Another issue that can cause discrepancies between the GA4 reports and BigQuery data is the use of user ids. When a visitor is assigned a user id mid-session, GA4 will attribute the session’s traffic source to “(direct)” / “(none)”, or I guess the last non-direct source derived from that, regardless of what the session’s first traffic source was.
As of writing this in November 2022, this is still an issue in GA4. However, it doesn’t apply to the event data in BigQuery, so it’s good to keep that in mind when comparing the numbers between GA4 and BigQuery data.
The below image shows unique sessions that have a user id and that were reported as “(direct) / (none)” by GA4. I exported the data from GA4 and joined it with the traffic source table created earlier. As a result, some of the sessions were incorrectly reported as direct even though the traffic source data existed on the event-level.
The following snapshot of some of the events in one of those sessions shows what’s happening. The visit originated from “google / organic”. However, later during the session, a login event occurred, and a user id was assigned to the visitor. That messed up the reporting in GA4 and wiped the original traffic source of the session.
Recreating the session-level GA4 traffic reports with BigQuery data is not quite as straightforward as it could be. It also requires a lot of processing on BigQuery’s side when repeated daily.

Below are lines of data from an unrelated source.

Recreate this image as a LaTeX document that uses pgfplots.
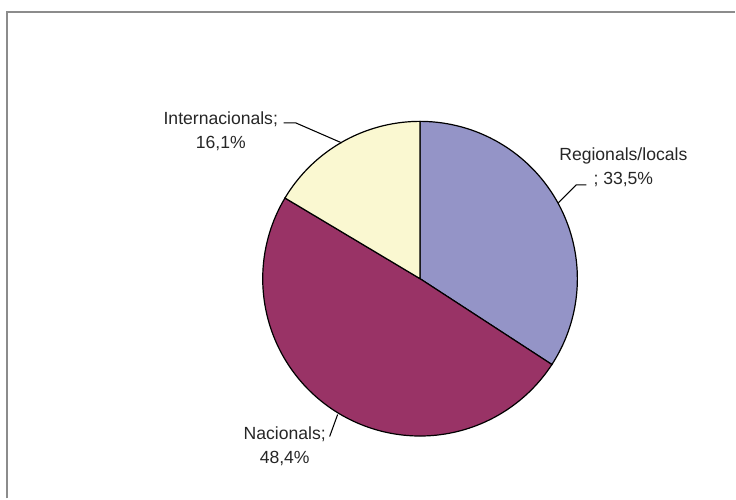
\documentclass[border=0pt]{standalone}
\usepackage{pgfplots}
\pgfplotsset{compat=1.18}
\usepackage{pgfplotstable}
\usepackage{fontspec}
\setmainfont{Liberation Sans}
\definecolor{lav}{HTML}{9494C7}
\definecolor{mar}{HTML}{993366}
\definecolor{ylw}{HTML}{FAF8D1}
\definecolor{frame}{HTML}{8C8C8C}
\pgfplotstableread{
label value
Regionals 33.5
Nacionals 48.4
Internacionals 16.1
}\piedata
\pgfplotstablegetelem{0}{value}\of\piedata \let\va\pgfplotsretval
\pgfplotstablegetelem{1}{value}\of\piedata \let\vb\pgfplotsretval
\pgfplotstablegetelem{2}{value}\of\piedata \let\vc\pgfplotsretval
\pgfmathsetmacro\tot{\va+\vb+\vc}
\pgfmathsetmacro\aA{90-360*(\va/\tot)}
\pgfmathsetmacro\aB{\aA-360*(\vb/\tot)}
\pgfmathsetmacro\aC{\aB-360*(\vc/\tot)}
\def\cx{420.5}\def\cy{220}\def\R{157.5}
\begin{document}
\begin{tikzpicture}[font=\fontsize{13.2}{18}\selectfont]
\begin{axis}[scale only axis, width=552pt, height=374.25pt,
  xmin=0, xmax=736, ymin=0, ymax=499, hide axis, clip=false]
\path (axis cs:0,0) rectangle (axis cs:736,499);
\draw[frame, line width=1.2pt] (axis cs:7,0) -- (axis cs:7,487) -- (axis cs:736,487);
\addplot[fill=lav, draw=black, line width=0.9pt, domain=\aA:90, samples=90, variable=\t]
  ({\cx+\R*cos(\t)},{\cy+\R*sin(\t)}) -- (axis cs:\cx,\cy) -- cycle;
\addplot[fill=mar, draw=black, line width=0.9pt, domain=\aB:\aA, samples=120, variable=\t]
  ({\cx+\R*cos(\t)},{\cy+\R*sin(\t)}) -- (axis cs:\cx,\cy) -- cycle;
\addplot[fill=ylw, draw=black, line width=0.9pt, domain=\aC:\aB, samples=60, variable=\t]
  ({\cx+\R*cos(\t)},{\cy+\R*sin(\t)}) -- (axis cs:\cx,\cy) -- cycle;
\draw[line width=0.8pt] (axis cs:284,376) -- (axis cs:296,376) -- (axis cs:342,356);
\draw[line width=0.8pt] (axis cs:587,314) -- (axis cs:577,314) -- (axis cs:559,296);
\draw[line width=0.8pt] (axis cs:330,62) -- (axis cs:338,84);
\node[align=center, text=black!85] at (axis cs:221,367.5) {Internacionals;\\16,1\%};
\node[align=center, text=black!85] at (axis cs:624,332) {Regionals/locals\\; 33,5\%};
\node[align=center, text=black!85] at (axis cs:285,52.5) {Nacionals;\\48,4\%};
\end{axis}
\end{tikzpicture}
\end{document}
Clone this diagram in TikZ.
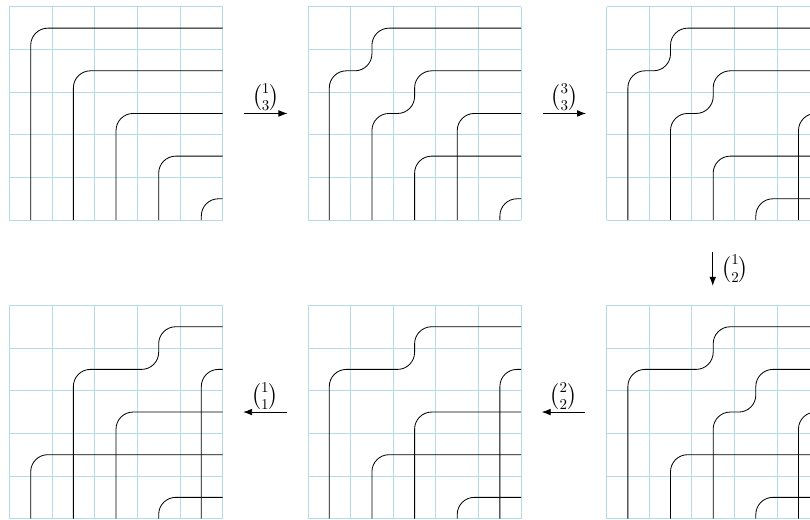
\documentclass[tikz,border=0pt]{standalone}
\usepackage{amsmath}
\usetikzlibrary{arrows.meta}
\definecolor{gridblue}{RGB}{180,220,232}
\tikzset{
  gridline/.style={draw=gridblue, line width=0.6pt},
  pipe/.style={draw=black, line width=0.55pt, rounded corners=0.4cm},
  movearrow/.style={-{Latex[length=6pt,width=4.5pt]}, line width=0.55pt},
  movelabel/.style={inner sep=1.5pt, font=\Large}
}
\begin{document}
\begin{tikzpicture}
\useasboundingbox (0,0) rectangle (18.99,-12.17);
\clip (0,0) rectangle (18.99,-12.17);
% Panel 1
\begin{scope}[shift={(0.22,-0.16)}, yscale=-1]
  \draw[gridline] (0,0) grid (5,5);
  \draw[pipe] (0.5,5) |- (5,0.5);
  \draw[pipe] (1.5,5) |- (5,1.5);
  \draw[pipe] (2.5,5) |- (5,2.5);
  \draw[pipe] (3.5,5) |- (5,3.5);
  \draw[pipe] (4.5,5) |- (5,4.5);
\end{scope}
% Panel 2
\begin{scope}[shift={(7.22,-0.16)}, yscale=-1]
  \draw[gridline] (0,0) grid (5,5);
  \draw[pipe] (0.5,5) -- (0.5,1.5) -- (1.5,1.5) -- (1.5,0.5) -- (5,0.5);
  \draw[pipe] (1.5,5) -- (1.5,2.5) -- (2.5,2.5) -- (2.5,1.5) -- (5,1.5);
  \draw[pipe] (3.5,5) |- (5,2.5);
  \draw[pipe] (2.5,5) |- (5,3.5);
  \draw[pipe] (4.5,5) |- (5,4.5);
\end{scope}
% Panel 3
\begin{scope}[shift={(14.22,-0.16)}, yscale=-1]
  \draw[gridline] (0,0) grid (5,5);
  \draw[pipe] (0.5,5) -- (0.5,1.5) -- (1.5,1.5) -- (1.5,0.5) -- (5,0.5);
  \draw[pipe] (1.5,5) -- (1.5,2.5) -- (2.5,2.5) -- (2.5,1.5) -- (5,1.5);
  \draw[pipe] (2.5,5) |- (5,3.5);
  \draw[pipe] (3.5,5) |- (5,4.5);
  \draw[pipe] (4.5,5) |- (5,2.5);
\end{scope}
% Panel 4
\begin{scope}[shift={(14.22,-7.16)}, yscale=-1]
  \draw[gridline] (0,0) grid (5,5);
  \draw[pipe] (0.5,5) -- (0.5,1.5) -- (2.5,1.5) -- (2.5,0.5) -- (5,0.5);
  \draw[pipe] (2.5,5) -- (2.5,2.5) -- (3.5,2.5) -- (3.5,1.5) -- (5,1.5);
  \draw[pipe] (1.5,5) |- (5,3.5);
  \draw[pipe] (3.5,5) |- (5,4.5);
  \draw[pipe] (4.5,5) |- (5,2.5);
\end{scope}
% Panel 5
\begin{scope}[shift={(7.22,-7.16)}, yscale=-1]
  \draw[gridline] (0,0) grid (5,5);
  \draw[pipe] (0.5,5) -- (0.5,1.5) -- (2.5,1.5) -- (2.5,0.5) -- (5,0.5);
  \draw[pipe] (2.5,5) |- (5,2.5);
  \draw[pipe] (1.5,5) |- (5,3.5);
  \draw[pipe] (3.5,5) |- (5,4.5);
  \draw[pipe] (4.5,5) |- (5,1.5);
\end{scope}
% Panel 6
\begin{scope}[shift={(0.22,-7.16)}, yscale=-1]
  \draw[gridline] (0,0) grid (5,5);
  \draw[pipe] (1.5,5) -- (1.5,1.5) -- (3.5,1.5) -- (3.5,0.5) -- (5,0.5);
  \draw[pipe] (2.5,5) |- (5,2.5);
  \draw[pipe] (0.5,5) |- (5,3.5);
  \draw[pipe] (3.5,5) |- (5,4.5);
  \draw[pipe] (4.5,5) |- (5,1.5);
\end{scope}
% Arrows
\coordinate (a1s) at (5.72,-2.66);
\coordinate (a1e) at (6.74,-2.66);
\coordinate (a2s) at (12.72,-2.66);
\coordinate (a2e) at (13.74,-2.66);
\coordinate (a3s) at (16.71,-5.90);
\coordinate (a3e) at (16.71,-6.70);
\coordinate (a4s) at (13.72,-9.66);
\coordinate (a4e) at (12.70,-9.66);
\coordinate (a5s) at (6.72,-9.66);
\coordinate (a5e) at (5.70,-9.66);
\draw[movearrow] (a1s) -- node[above, movelabel] (l1) {$\binom{1}{3}$} (a1e);
\draw[movearrow] (a2s) -- node[above, movelabel] (l2) {$\binom{3}{3}$} (a2e);
\draw[movearrow] (a3s) -- node[right, movelabel, xshift=4pt] (l3) {$\binom{1}{2}$} (a3e);
\draw[movearrow] (a4s) -- node[above, movelabel] (l4) {$\binom{2}{2}$} (a4e);
\draw[movearrow] (a5s) -- node[above, movelabel] (l5) {$\binom{1}{1}$} (a5e);
\end{tikzpicture}
\end{document}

In a production setting, the process needs to be well-thought and optimized when up-to-date data is needed in multiple places.
Additionally, the issues related to Google Ads traffic and the use of user ids make it difficult to verify the query results by comparing them with the GA4 reports.
Hopefully, Google will make this easier someday and start providing correct session-level traffic data already in the export, just like they’ve been providing with Universal Analytics.
Finally, another thing to consider is whether it makes sense to replicate the GA4 traffic source reporting. With BigQuery, you can define the session’s traffic source however you like. An alternative approach could be to credit all traffic sources within the same session, not just the first, and split the credit between them.